Diversity is a hot topic right now and most companies have implemented some form of basic diversity training, at least for line manager level. But despite the wealth of educational materials, news stories and social media hype, there are some major pitfalls that we are all guilty of……
Whether it’s sizing people up by their appearance, accents or even hair colour, we are all guilty of making snap judgements the moment we meet people. It’s that old adage that first impressions count. They clearly do but we must make sure it is for the right reasons. ‘First impressions’ can be littered with prejudices and labelling that forgets the individual and reinforces our own prejudices. Really if we stop and think about it, labelling and generalizing individuals in this way is ridiculous. Yet we do it almost without realizing, which leads us on to…..
2. Unconscious bias
It’s a tricky one this one, as the name suggests, you are effectively doing the wrong thing without really doing anything. The first step to combat this is to open up your eyes (and mind) to the possibility that you may be using stereotypes or generalizations which create bias either for or against a certain societal group. One of the best ways to do this is to flip it on its head: For example, in a recruitment situation, instead of asking ‘what am I looking for?’ ask yourself ‘what am I not looking for?’ Are all your criteria fair and justified? You may surprise yourself.
3. Making it personal
Diversity is a fairly broad subject and it has many very human elements. This means that we can often connect with the topic on a personal level. This has many positive benefits, not least that it’s easy to motivate and engage your staff with a diversity focus. However, the interest can often be self-interest, with people only really engaging with policies that impact them directly, so parents taking an interest in more family friendly policies, for example. The obvious problem is that if your workforce is not very diverse, your focus of interest will not be very diverse and your diversity strategy can, ironically, become quite narrow.
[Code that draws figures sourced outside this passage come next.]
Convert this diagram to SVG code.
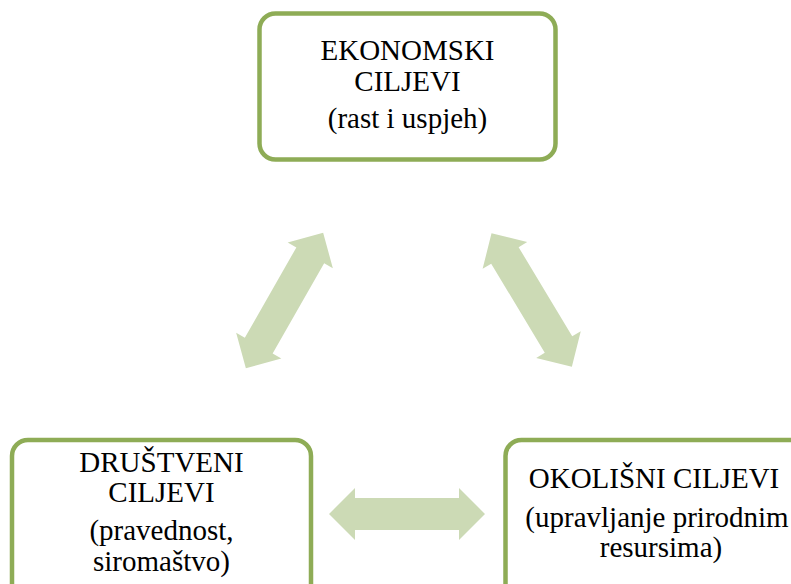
<svg xmlns="http://www.w3.org/2000/svg" width="791" height="584" viewBox="0 0 791 584">
  <defs>
    <style>
      .box { fill: #ffffff; stroke: #8EAC56; stroke-width: 4.5; }
      .lbl { font-family: "Liberation Serif", "Times New Roman", serif; font-size: 29px; fill: #000000; text-anchor: middle; }
      .arr { fill: #CCDAB5; stroke: none; }
    </style>
    <path id="dblarrow" d="M-78,0 L-52,-26 L-52,-16 L52,-16 L52,-26 L78,0 L52,26 L52,16 L-52,16 L-52,26 Z"/>
  </defs>
  <rect width="791" height="584" fill="#ffffff"/>

  <g id="connectors">
    <use href="#dblarrow" class="arr" transform="translate(284.5,300.5) rotate(-60.3)"/>
    <use href="#dblarrow" class="arr" transform="translate(531.7,300) rotate(59)"/>
    <use href="#dblarrow" class="arr" transform="translate(407,514)"/>
  </g>

  <g id="ekonomski">
    <rect class="box" x="259.5" y="13.5" width="296" height="146" rx="16" ry="16"/>
    <text class="lbl" x="407.5" y="60">EKONOMSKI</text>
    <text class="lbl" x="407.5" y="91">CILJEVI</text>
    <text class="lbl" x="407.5" y="128">(rast i uspjeh)</text>
  </g>

  <g id="drustveni">
    <rect class="box" x="12" y="440" width="299" height="170" rx="16" ry="16"/>
    <text class="lbl" x="161.5" y="472">DRUŠTVENI</text>
    <text class="lbl" x="161.5" y="502">CILJEVI</text>
    <text class="lbl" x="161.5" y="540">(pravednost,</text>
    <text class="lbl" x="161.5" y="571">siromaštvo)</text>
  </g>

  <g id="okolisni">
    <rect class="box" x="505.5" y="440" width="300" height="170" rx="16" ry="16"/>
    <text class="lbl" x="654" y="488">OKOLIŠNI CILJEVI</text>
    <text class="lbl" x="657" y="527">(upravljanje prirodnim</text>
    <text class="lbl" x="661" y="557">resursima)</text>
  </g>
</svg>
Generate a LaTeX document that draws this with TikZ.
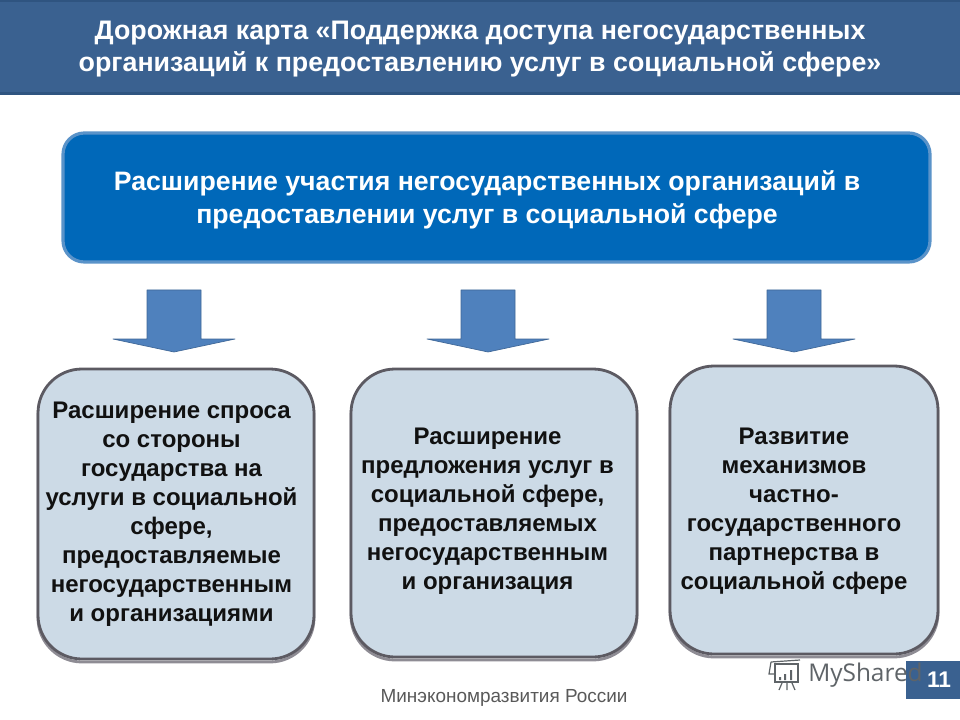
\documentclass[tikz,border=0pt]{standalone}
\usepackage{fontspec}
\setmainfont{Liberation Sans}
\newfontfamily\wmfont{Open Sans}
\definecolor{band}{HTML}{3A6190}
\definecolor{bandedge}{HTML}{2F5480}
\definecolor{mainfill}{HTML}{0068B9}
\definecolor{mainedge}{HTML}{5A93C9}
\definecolor{arrowfill}{HTML}{4F81BD}
\definecolor{arrowedge}{HTML}{3F6797}
\definecolor{boxfill}{HTML}{CCDAE6}
\definecolor{boxedge}{HTML}{5C5A62}
\definecolor{boxshadow}{HTML}{8E8C94}
\definecolor{bodytext}{HTML}{111111}
\definecolor{wm}{HTML}{5F6468}
\tikzset{
  x=0.75pt,y=-0.75pt,
  titletext/.style={font=\fontsize{20.1}{24}\bfseries\selectfont,text=white,align=center},
  maintext/.style={font=\fontsize{20}{24.8}\bfseries\selectfont,text=white,align=center},
  bodylabel/.style={font=\fontsize{18}{21.7}\bfseries\selectfont,text=bodytext,align=center},
  mainbox/.style={draw=mainedge,line width=2.4pt,fill=mainfill,rounded corners=16pt},
  softbox/.style={draw=boxedge,line width=2.1pt,fill=boxfill,rounded corners=33pt},
  softshadow/.style={draw=boxshadow,line width=2.1pt,rounded corners=33pt},
  blockarrow/.style={draw=arrowedge,line width=0.5pt,fill=arrowfill,line join=round},
  wmline/.style={draw=wm,line width=0.9pt},
}
\begin{document}
\begin{tikzpicture}
\useasboundingbox (0,0) rectangle (960,720);
\fill[white] (0,0) rectangle (960,720);
% header band
\fill[band] (0,0) rectangle (960,95);
\fill[bandedge] (0,0) rectangle (960,2);
\fill[bandedge] (0,92) rectangle (960,95);
\node[titletext] (title) at (480,49.5) {Дорожная карта «Поддержка доступа негосударственных\\организаций к предоставлению услуг в социальной сфере»};
% main box
\draw[mainbox] (63,133) rectangle (930,262);
\node[maintext] (main) at (487,200) {Расширение участия негосударственных организаций в\\предоставлении услуг в социальной сфере};
% arrows
\draw[blockarrow] (147,290) -- (201,290) -- (201,339) -- (235,339) -- (174,352) -- (113,339) -- (147,339) -- cycle;
\draw[blockarrow] (461,290) -- (515,290) -- (515,339) -- (549,339) -- (488,352) -- (427,339) -- (461,339) -- cycle;
\draw[blockarrow] (767,290) -- (821,290) -- (821,339) -- (855,339) -- (794,352) -- (733,339) -- (767,339) -- cycle;
% lower boxes
\draw[softshadow] (38,372) rectangle (314,662);
\draw[softbox] (38,369) rectangle (314,659);
\node[bodylabel] (left) at (171.5,514) {Расширение спроса\\со стороны\\государства на\\услуги в социальной\\сфере,\\предоставляемые\\негосударственным\\и организациями};
\draw[softshadow] (351,372) rectangle (637,660);
\draw[softbox] (351,369) rectangle (637,657);
\node[bodylabel] (middle) at (487.5,511) {Расширение\\предложения услуг в\\социальной сфере,\\предоставляемых\\негосударственным\\и организация};
\draw[softshadow] (670,369) rectangle (938,657);
\draw[softbox] (670,366) rectangle (938,654);
\node[bodylabel] (right) at (794,511) {Развитие\\механизмов\\частно-\\государственного\\партнерства в\\социальной сфере};
% footer
\node[font=\fontsize{14.2}{16}\selectfont,text=black!65] (footer) at (504,697.5) {Минэкономразвития России};
\fill[band] (906,661) rectangle (960,699);
\node[font=\fontsize{17}{18}\bfseries\selectfont,text=white,inner sep=0pt] (pageno) at (939,680) {11};
% watermark
\node[font=\wmfont\fontsize{18.3}{22}\selectfont,text=wm,anchor=west,inner sep=0pt] (mark) at (808,675) {MyShared};
\draw[wmline] (771,662) -- (800,660);
\draw[wmline] (775,664) rectangle (798,682);
\draw[wmline] (771,662) -- (769,674) -- (774,674);
\fill[wm] (779,677) rectangle (781,680) (784,674) rectangle (786,680) (790,670) rectangle (792,680);
\draw[wmline] (782,683) -- (779,690) (787,683) -- (787,690) (792,683) -- (795,690);
\end{tikzpicture}
\end{document}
By focusing on the interests of staff already employed, you may be closing doors to other groups by not addressing issues that may hinder them entering the workforce.
4. Fear of being disliked
“Here come the fun police!” Not what you want to hear when you are trying to build engaging and enduring relationships with your team. But there is a fine line to be walked here. What is considered office banter by some may be interpreted as genuine discrimination or intimidation by others. It’s a subjective issue but one that needs to be managed if you are to be respected by your team, as well as liked. The impetus here is to do something rather than nothing. Ignoring offensive comments is to normalize them and implies your acceptance of sentiment behind them. If you hear something even slightly borderline or notice that someone seems upset by ‘office banter’, then it’s not banter anymore and it’s your duty to do something about it.
5. The PC debate
“Its political correctness gone mad!” A statement that sparks frustration, annoyance and, often, confusion. It’s okay to make a joke about “The French” but a throw away comment about religion could lead to accusations of inciting racial hatred. The best advice? Err on the side of caution. If you would not want to see it written down as a formal statement with your name on it then don’t say it and certainly don’t email it. These things come back to haunt you.
Whether you recognize any of these examples from your own behaviour of that of others, its food for thought. The key to avoiding such pitfalls is to open up your mind and apply ‘diversity thinking’ to your workplace behaviours. Use your judgement, your common sense and your empathy to see things from another perspective. In the words of a very wise one, “you must be the change you wish to see in the world,” Mahatma Gandhi.